INSTRUCTION >> Leave the pictures out and copy exactly the lines from the line containing "What TikZ code" to the line containing "minimum width=51pt, minimum", both lines included.
## start
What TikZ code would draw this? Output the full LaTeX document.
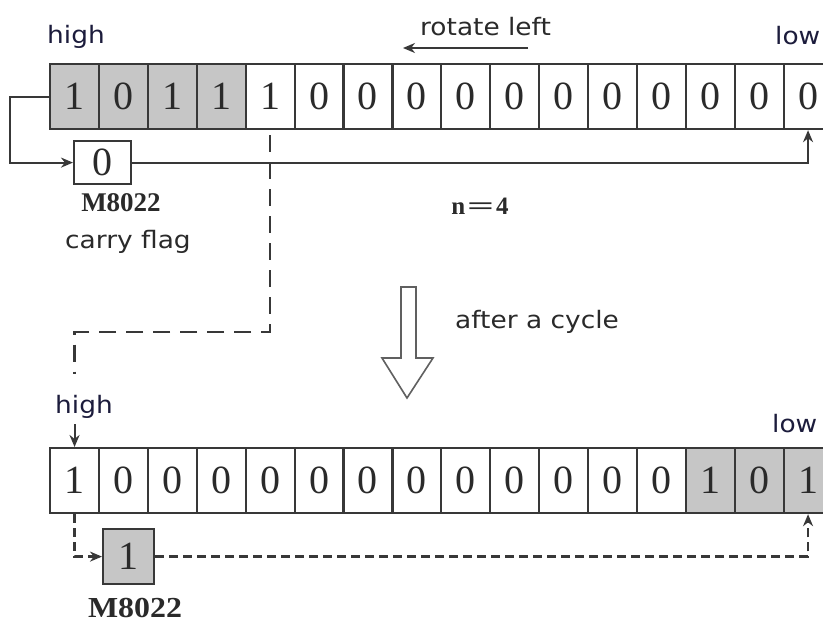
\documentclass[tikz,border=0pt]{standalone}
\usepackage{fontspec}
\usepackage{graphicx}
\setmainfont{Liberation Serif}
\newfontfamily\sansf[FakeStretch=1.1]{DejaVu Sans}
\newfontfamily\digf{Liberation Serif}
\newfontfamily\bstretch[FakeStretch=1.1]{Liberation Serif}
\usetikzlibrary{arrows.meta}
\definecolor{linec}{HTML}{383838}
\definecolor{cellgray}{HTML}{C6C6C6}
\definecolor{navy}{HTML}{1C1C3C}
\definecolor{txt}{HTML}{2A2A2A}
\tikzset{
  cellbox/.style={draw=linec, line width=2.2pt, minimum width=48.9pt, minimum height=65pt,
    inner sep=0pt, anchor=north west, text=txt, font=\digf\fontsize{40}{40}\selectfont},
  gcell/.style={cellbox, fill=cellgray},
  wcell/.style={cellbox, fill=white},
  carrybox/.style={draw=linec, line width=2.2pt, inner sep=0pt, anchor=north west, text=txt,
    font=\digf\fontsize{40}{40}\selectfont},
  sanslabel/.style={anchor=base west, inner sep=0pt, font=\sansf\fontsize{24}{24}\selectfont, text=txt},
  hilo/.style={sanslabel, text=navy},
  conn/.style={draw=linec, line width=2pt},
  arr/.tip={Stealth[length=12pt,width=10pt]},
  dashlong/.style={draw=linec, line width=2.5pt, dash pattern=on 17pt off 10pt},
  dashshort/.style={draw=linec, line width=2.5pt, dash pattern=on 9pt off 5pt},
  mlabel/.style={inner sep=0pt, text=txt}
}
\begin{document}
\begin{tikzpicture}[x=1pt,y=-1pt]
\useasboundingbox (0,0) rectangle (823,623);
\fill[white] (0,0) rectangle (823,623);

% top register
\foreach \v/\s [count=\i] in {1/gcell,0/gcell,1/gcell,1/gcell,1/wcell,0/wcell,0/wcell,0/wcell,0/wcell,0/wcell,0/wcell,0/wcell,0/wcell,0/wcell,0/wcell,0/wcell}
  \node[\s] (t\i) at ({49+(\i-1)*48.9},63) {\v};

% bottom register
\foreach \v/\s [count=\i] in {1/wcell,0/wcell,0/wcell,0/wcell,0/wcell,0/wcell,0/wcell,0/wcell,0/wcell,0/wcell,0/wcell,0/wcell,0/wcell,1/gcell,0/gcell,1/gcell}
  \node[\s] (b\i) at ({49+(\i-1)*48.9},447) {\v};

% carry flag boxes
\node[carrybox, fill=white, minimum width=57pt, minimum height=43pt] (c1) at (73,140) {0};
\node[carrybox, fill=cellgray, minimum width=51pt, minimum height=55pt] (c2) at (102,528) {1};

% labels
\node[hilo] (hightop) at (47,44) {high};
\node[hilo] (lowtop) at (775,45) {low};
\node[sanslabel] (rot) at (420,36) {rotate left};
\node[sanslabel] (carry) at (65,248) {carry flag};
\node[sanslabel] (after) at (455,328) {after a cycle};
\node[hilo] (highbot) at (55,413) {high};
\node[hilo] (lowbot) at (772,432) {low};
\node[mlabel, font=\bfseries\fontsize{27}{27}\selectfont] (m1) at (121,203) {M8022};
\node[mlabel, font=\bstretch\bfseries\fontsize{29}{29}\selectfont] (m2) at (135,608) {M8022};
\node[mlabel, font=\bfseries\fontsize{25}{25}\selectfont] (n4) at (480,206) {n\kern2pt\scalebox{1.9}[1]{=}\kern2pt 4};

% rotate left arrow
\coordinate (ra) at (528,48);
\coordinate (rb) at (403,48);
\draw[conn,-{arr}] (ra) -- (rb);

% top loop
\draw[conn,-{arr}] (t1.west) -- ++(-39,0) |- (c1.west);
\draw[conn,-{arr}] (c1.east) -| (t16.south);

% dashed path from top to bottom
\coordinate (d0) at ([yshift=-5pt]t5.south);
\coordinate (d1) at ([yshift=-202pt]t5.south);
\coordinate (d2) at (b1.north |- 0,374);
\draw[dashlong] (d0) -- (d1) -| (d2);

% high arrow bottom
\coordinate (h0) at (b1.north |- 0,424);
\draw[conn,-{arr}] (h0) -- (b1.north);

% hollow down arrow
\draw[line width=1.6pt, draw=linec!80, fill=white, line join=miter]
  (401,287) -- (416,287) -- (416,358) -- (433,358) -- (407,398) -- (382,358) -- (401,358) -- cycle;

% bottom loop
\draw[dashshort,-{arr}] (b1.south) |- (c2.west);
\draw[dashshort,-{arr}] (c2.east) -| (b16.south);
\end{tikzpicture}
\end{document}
## end
## start
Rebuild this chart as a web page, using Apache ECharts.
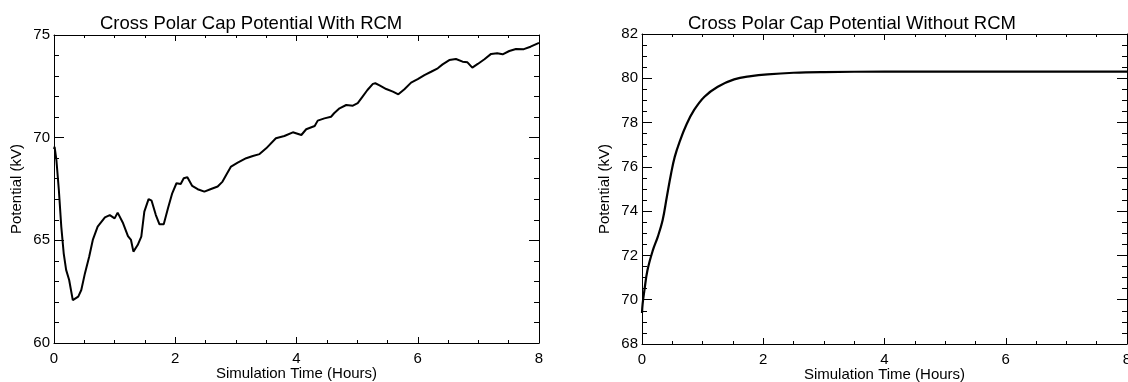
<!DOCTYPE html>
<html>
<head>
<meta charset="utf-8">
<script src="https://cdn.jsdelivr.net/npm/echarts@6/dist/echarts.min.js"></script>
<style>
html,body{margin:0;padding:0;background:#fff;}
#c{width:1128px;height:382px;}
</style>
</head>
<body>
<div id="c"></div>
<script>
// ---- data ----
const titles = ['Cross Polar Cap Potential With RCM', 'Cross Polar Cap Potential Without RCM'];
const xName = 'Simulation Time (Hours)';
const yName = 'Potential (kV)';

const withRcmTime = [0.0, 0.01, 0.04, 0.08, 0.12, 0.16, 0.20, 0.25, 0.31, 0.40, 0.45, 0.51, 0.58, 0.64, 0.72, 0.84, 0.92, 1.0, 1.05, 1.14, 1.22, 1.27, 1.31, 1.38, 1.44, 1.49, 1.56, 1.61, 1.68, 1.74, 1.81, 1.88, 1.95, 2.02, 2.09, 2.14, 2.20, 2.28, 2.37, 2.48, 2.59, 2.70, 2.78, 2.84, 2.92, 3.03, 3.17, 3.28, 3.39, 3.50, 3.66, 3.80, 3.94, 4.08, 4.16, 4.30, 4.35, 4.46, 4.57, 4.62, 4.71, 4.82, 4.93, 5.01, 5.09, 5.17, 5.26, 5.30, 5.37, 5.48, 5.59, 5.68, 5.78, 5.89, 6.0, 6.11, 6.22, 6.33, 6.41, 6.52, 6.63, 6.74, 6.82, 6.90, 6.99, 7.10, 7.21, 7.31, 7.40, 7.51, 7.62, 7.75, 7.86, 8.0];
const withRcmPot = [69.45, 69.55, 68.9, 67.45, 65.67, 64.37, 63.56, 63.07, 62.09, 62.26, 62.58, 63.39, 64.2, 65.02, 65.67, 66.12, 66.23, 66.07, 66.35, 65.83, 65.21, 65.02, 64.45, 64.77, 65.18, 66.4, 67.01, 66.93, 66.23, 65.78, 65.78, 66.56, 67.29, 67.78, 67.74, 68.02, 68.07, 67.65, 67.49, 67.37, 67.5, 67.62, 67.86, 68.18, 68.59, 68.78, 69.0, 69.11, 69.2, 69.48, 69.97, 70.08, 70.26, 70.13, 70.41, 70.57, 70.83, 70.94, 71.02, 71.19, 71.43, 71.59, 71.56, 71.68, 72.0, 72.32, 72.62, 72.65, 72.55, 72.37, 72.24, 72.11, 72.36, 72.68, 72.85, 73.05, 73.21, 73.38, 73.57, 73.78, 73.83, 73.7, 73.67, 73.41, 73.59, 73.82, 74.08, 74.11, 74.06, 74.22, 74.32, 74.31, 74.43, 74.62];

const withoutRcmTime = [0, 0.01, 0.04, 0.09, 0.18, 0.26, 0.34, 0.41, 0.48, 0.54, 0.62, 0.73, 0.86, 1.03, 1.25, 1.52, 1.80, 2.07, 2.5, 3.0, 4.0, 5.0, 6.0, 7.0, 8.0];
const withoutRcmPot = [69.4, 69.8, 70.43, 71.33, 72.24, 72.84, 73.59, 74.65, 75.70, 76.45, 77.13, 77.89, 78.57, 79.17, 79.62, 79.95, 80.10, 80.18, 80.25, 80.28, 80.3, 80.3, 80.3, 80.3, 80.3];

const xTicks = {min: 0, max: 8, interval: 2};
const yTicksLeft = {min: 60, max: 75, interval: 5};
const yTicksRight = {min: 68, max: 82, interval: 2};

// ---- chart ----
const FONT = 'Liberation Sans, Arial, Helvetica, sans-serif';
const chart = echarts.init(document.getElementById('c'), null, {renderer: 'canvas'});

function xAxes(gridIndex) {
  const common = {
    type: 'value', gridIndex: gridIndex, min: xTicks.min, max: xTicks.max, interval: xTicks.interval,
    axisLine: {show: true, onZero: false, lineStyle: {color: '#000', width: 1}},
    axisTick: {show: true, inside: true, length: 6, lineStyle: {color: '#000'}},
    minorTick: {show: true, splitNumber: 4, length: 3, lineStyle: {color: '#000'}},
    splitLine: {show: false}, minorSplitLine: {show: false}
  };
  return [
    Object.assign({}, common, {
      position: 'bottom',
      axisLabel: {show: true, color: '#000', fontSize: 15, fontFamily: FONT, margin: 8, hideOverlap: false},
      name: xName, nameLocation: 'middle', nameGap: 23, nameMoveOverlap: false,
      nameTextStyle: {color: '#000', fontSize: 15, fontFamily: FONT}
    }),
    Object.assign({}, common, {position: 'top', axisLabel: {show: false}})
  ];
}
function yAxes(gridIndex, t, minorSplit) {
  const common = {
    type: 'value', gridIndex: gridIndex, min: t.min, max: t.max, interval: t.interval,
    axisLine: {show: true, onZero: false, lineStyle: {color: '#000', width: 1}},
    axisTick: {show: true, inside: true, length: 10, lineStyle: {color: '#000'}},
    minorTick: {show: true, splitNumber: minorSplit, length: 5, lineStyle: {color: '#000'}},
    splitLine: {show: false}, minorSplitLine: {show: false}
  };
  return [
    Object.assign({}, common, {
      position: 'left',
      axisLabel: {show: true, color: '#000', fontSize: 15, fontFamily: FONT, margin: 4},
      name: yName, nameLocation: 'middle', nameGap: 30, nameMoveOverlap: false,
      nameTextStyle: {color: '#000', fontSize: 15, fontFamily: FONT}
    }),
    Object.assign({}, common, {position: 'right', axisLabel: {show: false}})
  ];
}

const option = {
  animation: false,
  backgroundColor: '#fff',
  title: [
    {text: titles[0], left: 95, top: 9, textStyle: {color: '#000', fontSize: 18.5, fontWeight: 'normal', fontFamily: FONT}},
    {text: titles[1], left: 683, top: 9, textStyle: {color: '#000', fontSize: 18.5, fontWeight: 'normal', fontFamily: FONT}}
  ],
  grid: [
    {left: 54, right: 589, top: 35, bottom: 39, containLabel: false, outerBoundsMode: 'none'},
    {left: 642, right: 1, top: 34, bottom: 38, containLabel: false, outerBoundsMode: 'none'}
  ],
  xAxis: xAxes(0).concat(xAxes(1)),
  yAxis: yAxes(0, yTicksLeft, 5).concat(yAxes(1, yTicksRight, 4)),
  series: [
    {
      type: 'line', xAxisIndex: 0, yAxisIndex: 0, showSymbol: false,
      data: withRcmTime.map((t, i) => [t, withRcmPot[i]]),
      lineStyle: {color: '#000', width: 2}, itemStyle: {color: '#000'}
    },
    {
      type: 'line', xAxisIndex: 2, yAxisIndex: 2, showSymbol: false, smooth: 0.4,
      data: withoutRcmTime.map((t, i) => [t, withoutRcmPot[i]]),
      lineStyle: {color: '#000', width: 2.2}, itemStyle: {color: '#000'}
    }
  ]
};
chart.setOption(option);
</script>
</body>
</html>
## end
## start
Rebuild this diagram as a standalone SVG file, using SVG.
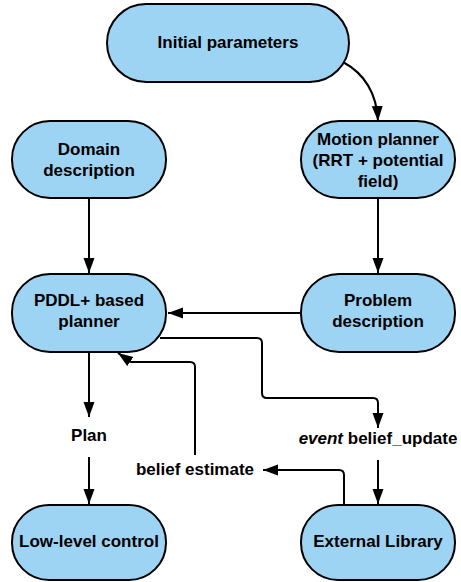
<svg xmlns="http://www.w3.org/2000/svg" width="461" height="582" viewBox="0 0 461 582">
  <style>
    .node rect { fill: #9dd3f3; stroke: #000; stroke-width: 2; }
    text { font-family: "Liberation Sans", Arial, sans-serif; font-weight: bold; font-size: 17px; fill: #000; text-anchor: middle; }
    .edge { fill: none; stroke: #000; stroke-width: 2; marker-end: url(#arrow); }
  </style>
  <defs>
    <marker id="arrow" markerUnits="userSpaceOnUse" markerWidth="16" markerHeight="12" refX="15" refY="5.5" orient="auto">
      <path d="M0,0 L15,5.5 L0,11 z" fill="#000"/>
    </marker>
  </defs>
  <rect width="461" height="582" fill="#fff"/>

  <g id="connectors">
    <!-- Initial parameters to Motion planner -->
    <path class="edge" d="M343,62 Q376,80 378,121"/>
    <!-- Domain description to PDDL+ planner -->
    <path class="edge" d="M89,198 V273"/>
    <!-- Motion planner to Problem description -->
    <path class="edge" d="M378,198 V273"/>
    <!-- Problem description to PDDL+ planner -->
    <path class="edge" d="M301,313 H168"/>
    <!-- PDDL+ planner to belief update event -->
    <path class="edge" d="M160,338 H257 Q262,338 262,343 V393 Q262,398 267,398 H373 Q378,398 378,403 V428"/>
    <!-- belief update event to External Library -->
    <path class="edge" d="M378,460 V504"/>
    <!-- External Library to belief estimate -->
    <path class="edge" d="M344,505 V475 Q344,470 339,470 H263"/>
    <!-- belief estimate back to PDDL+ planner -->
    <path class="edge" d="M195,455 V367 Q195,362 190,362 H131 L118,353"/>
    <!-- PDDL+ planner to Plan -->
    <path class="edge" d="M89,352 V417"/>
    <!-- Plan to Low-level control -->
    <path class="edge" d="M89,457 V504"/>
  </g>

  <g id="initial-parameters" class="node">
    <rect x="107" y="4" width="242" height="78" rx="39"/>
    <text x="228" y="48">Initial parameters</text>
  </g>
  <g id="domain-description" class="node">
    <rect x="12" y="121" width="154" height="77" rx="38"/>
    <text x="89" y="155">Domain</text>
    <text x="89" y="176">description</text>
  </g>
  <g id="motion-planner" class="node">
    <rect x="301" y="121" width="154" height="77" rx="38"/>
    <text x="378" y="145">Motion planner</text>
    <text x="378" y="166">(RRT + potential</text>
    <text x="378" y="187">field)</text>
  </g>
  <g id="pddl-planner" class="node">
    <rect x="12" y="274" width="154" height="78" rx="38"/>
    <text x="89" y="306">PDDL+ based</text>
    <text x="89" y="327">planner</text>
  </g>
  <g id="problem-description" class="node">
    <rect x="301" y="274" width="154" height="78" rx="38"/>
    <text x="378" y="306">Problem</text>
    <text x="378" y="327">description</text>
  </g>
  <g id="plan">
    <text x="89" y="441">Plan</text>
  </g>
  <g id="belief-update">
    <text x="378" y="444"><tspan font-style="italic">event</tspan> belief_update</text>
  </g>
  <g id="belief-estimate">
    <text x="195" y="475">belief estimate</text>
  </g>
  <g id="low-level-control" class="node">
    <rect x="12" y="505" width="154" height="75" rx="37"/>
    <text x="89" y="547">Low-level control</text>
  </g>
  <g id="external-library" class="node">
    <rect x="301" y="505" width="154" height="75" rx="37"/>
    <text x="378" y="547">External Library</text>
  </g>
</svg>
## end
REPLY >>
What TikZ code would draw this? Output the full LaTeX document.
\documentclass[tikz,border=0pt]{standalone}
\usepackage{fontspec}
\usepackage{graphicx}
\setmainfont{Liberation Serif}
\newfontfamily\sansf[FakeStretch=1.1]{DejaVu Sans}
\newfontfamily\digf{Liberation Serif}
\newfontfamily\bstretch[FakeStretch=1.1]{Liberation Serif}
\usetikzlibrary{arrows.meta}
\definecolor{linec}{HTML}{383838}
\definecolor{cellgray}{HTML}{C6C6C6}
\definecolor{navy}{HTML}{1C1C3C}
\definecolor{txt}{HTML}{2A2A2A}
\tikzset{
  cellbox/.style={draw=linec, line width=2.2pt, minimum width=48.9pt, minimum height=65pt,
    inner sep=0pt, anchor=north west, text=txt, font=\digf\fontsize{40}{40}\selectfont},
  gcell/.style={cellbox, fill=cellgray},
  wcell/.style={cellbox, fill=white},
  carrybox/.style={draw=linec, line width=2.2pt, inner sep=0pt, anchor=north west, text=txt,
    font=\digf\fontsize{40}{40}\selectfont},
  sanslabel/.style={anchor=base west, inner sep=0pt, font=\sansf\fontsize{24}{24}\selectfont, text=txt},
  hilo/.style={sanslabel, text=navy},
  conn/.style={draw=linec, line width=2pt},
  arr/.tip={Stealth[length=12pt,width=10pt]},
  dashlong/.style={draw=linec, line width=2.5pt, dash pattern=on 17pt off 10pt},
  dashshort/.style={draw=linec, line width=2.5pt, dash pattern=on 9pt off 5pt},
  mlabel/.style={inner sep=0pt, text=txt}
}
\begin{document}
\begin{tikzpicture}[x=1pt,y=-1pt]
\useasboundingbox (0,0) rectangle (823,623);
\fill[white] (0,0) rectangle (823,623);

% top register
\foreach \v/\s [count=\i] in {1/gcell,0/gcell,1/gcell,1/gcell,1/wcell,0/wcell,0/wcell,0/wcell,0/wcell,0/wcell,0/wcell,0/wcell,0/wcell,0/wcell,0/wcell,0/wcell}
  \node[\s] (t\i) at ({49+(\i-1)*48.9},63) {\v};

% bottom register
\foreach \v/\s [count=\i] in {1/wcell,0/wcell,0/wcell,0/wcell,0/wcell,0/wcell,0/wcell,0/wcell,0/wcell,0/wcell,0/wcell,0/wcell,0/wcell,1/gcell,0/gcell,1/gcell}
  \node[\s] (b\i) at ({49+(\i-1)*48.9},447) {\v};

% carry flag boxes
\node[carrybox, fill=white, minimum width=57pt, minimum height=43pt] (c1) at (73,140) {0};
\node[carrybox, fill=cellgray, minimum width=51pt, minimum height=55pt] (c2) at (102,528) {1};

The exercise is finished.